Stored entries
▬▬▬

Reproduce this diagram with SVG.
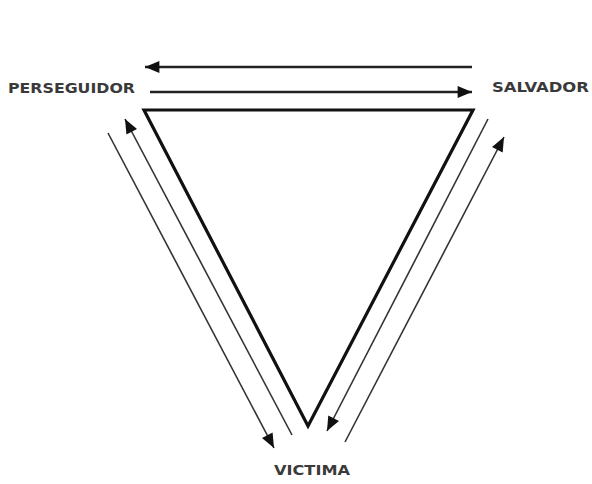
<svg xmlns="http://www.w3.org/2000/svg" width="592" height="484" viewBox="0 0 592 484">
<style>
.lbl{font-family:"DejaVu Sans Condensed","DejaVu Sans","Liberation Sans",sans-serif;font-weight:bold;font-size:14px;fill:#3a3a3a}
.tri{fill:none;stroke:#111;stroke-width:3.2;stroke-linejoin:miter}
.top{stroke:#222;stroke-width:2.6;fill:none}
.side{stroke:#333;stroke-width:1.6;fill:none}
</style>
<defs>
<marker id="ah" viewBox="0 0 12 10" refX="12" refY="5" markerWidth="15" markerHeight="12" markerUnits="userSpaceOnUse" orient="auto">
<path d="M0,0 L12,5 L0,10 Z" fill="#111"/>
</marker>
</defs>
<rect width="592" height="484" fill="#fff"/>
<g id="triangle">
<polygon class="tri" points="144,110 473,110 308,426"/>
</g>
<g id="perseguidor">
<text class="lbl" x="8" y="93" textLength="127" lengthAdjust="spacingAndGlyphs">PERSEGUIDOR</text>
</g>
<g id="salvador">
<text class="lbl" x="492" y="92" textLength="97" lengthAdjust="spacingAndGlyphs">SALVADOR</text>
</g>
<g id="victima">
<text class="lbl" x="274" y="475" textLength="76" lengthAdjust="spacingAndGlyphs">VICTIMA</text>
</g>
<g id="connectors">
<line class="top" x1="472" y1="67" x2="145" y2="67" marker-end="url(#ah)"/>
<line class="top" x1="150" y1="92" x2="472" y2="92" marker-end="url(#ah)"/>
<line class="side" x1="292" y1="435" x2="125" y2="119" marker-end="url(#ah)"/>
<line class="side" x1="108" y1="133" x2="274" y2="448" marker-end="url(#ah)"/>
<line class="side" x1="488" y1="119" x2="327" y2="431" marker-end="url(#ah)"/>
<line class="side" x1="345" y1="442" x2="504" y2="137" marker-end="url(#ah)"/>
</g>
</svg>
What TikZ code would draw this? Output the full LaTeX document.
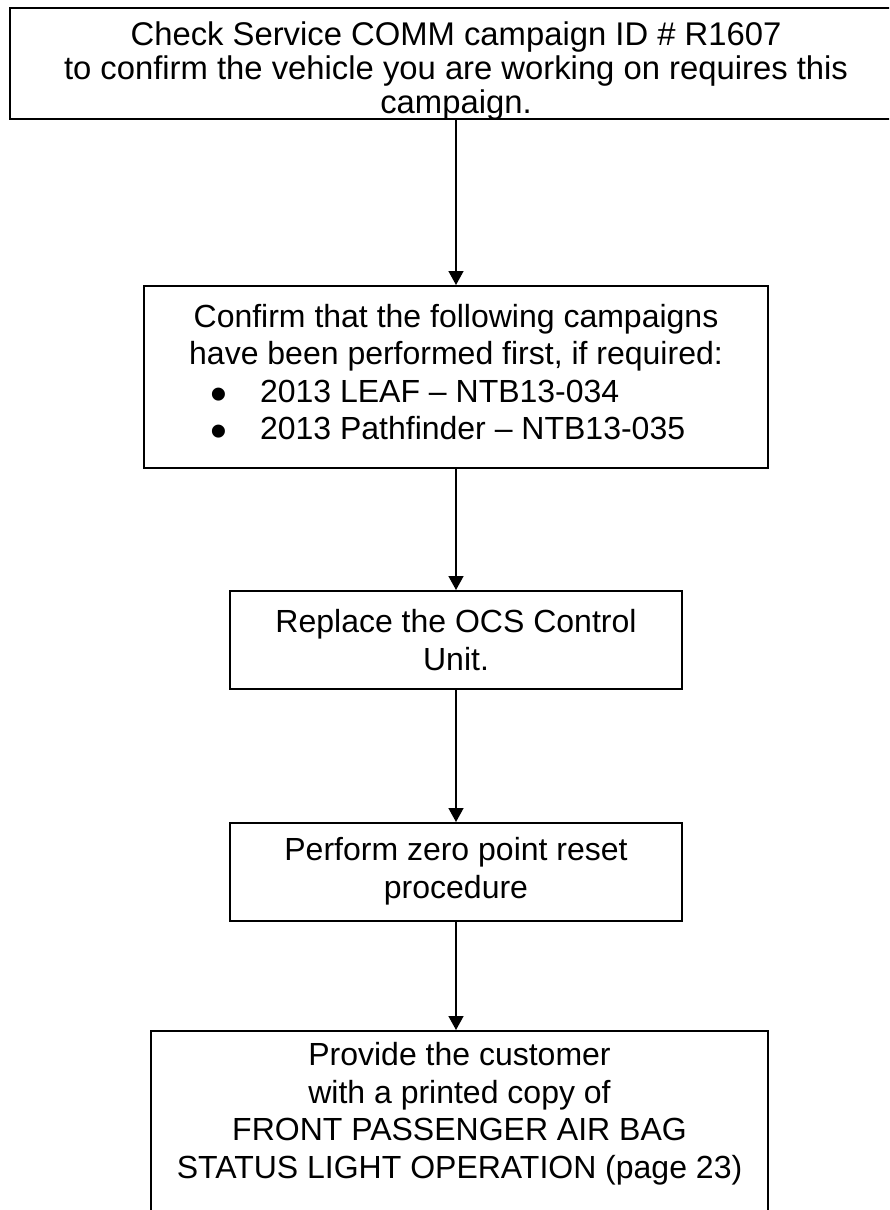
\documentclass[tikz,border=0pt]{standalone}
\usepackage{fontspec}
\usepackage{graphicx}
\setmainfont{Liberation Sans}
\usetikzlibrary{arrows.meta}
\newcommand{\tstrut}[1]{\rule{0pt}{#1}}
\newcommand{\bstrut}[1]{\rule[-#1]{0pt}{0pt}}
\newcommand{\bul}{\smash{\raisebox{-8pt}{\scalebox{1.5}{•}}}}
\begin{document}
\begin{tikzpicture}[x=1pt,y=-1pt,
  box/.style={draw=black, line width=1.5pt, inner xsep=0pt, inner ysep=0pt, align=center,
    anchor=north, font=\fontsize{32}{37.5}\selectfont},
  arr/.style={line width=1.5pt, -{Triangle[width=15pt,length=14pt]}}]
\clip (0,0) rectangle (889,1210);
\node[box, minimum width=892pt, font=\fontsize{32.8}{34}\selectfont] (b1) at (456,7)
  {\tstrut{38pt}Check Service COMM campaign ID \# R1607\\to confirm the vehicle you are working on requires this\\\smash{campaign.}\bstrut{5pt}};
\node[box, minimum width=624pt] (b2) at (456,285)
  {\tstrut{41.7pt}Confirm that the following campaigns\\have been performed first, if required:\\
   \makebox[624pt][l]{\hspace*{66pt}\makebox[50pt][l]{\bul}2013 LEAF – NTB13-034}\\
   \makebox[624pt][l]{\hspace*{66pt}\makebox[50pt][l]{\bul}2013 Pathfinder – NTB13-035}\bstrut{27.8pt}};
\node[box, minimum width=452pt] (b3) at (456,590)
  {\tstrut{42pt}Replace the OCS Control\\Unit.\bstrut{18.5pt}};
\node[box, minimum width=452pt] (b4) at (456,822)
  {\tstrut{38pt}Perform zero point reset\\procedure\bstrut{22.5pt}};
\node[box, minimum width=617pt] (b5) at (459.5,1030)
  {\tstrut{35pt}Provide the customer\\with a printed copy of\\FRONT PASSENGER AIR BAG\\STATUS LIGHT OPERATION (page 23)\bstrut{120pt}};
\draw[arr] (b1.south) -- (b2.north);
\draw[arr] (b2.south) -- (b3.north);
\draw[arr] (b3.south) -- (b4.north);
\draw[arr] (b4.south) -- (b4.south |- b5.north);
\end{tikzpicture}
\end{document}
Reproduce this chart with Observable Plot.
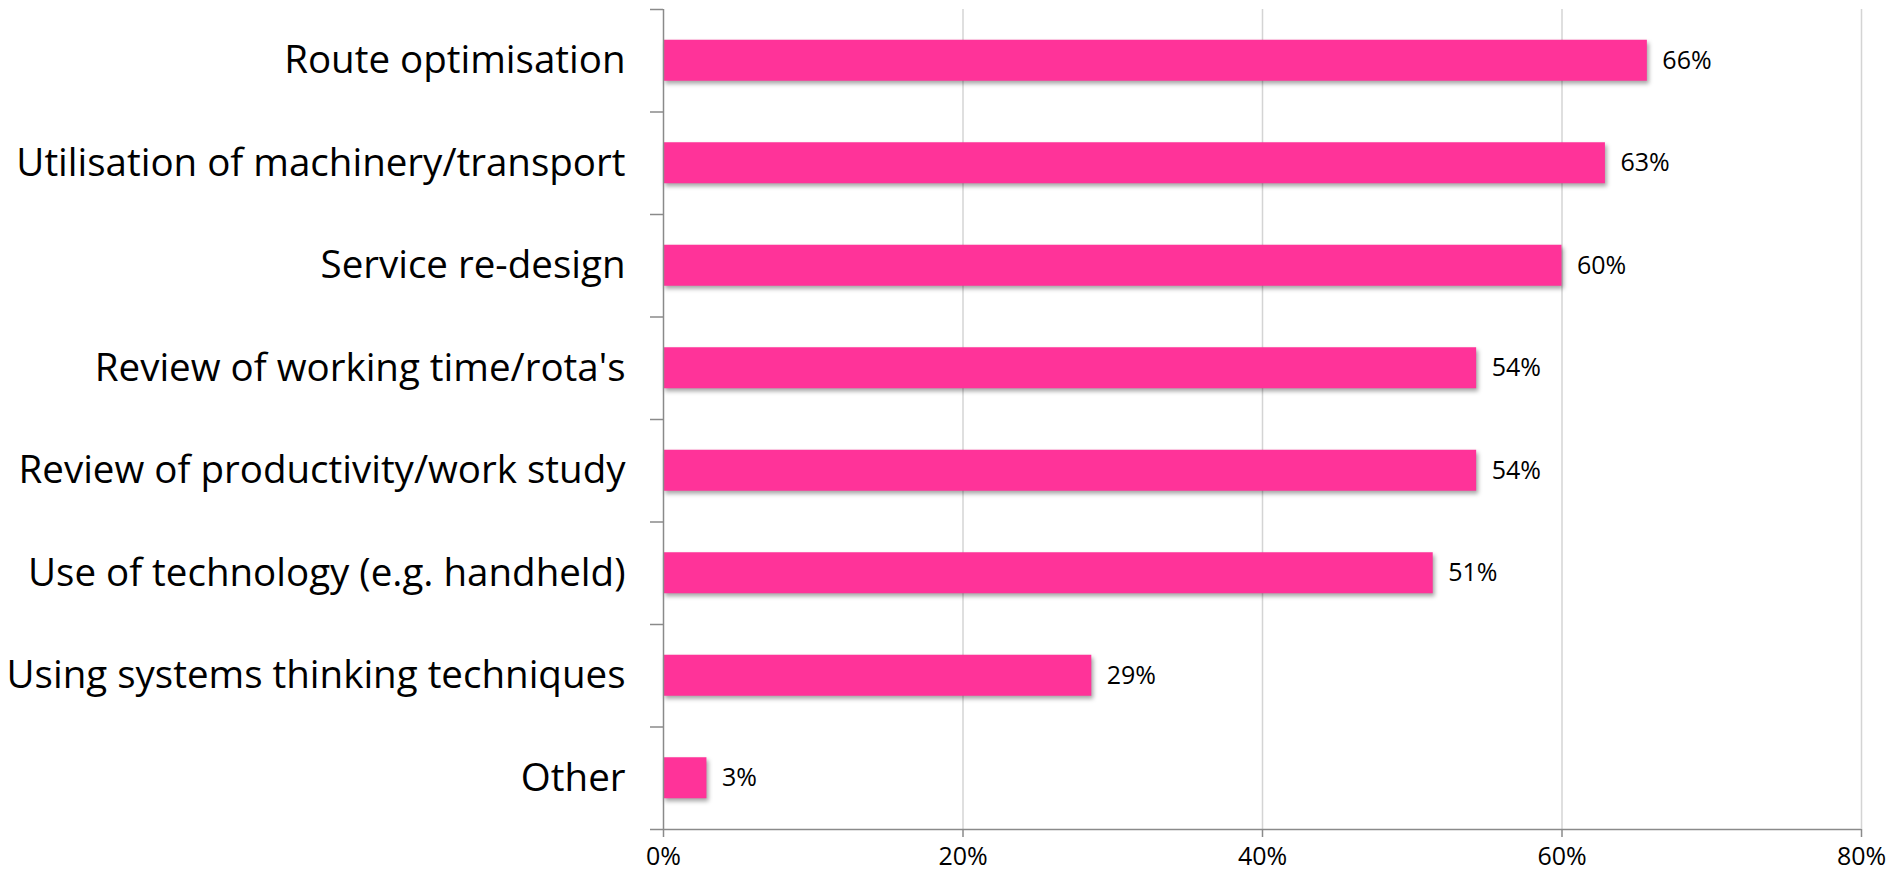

▬▬▬

» **Task**
Which lines hold the word "with"? Show each one.

» **The response**
Reproduce this diagram with SVG.
  {\tstrut{35pt}Provide the customer\\with a printed copy of\\FRONT PASSENGER AIR BAG\\STATUS LIGHT OPERATION (page 23)\bstrut{120pt}};
Reproduce this chart with Observable Plot.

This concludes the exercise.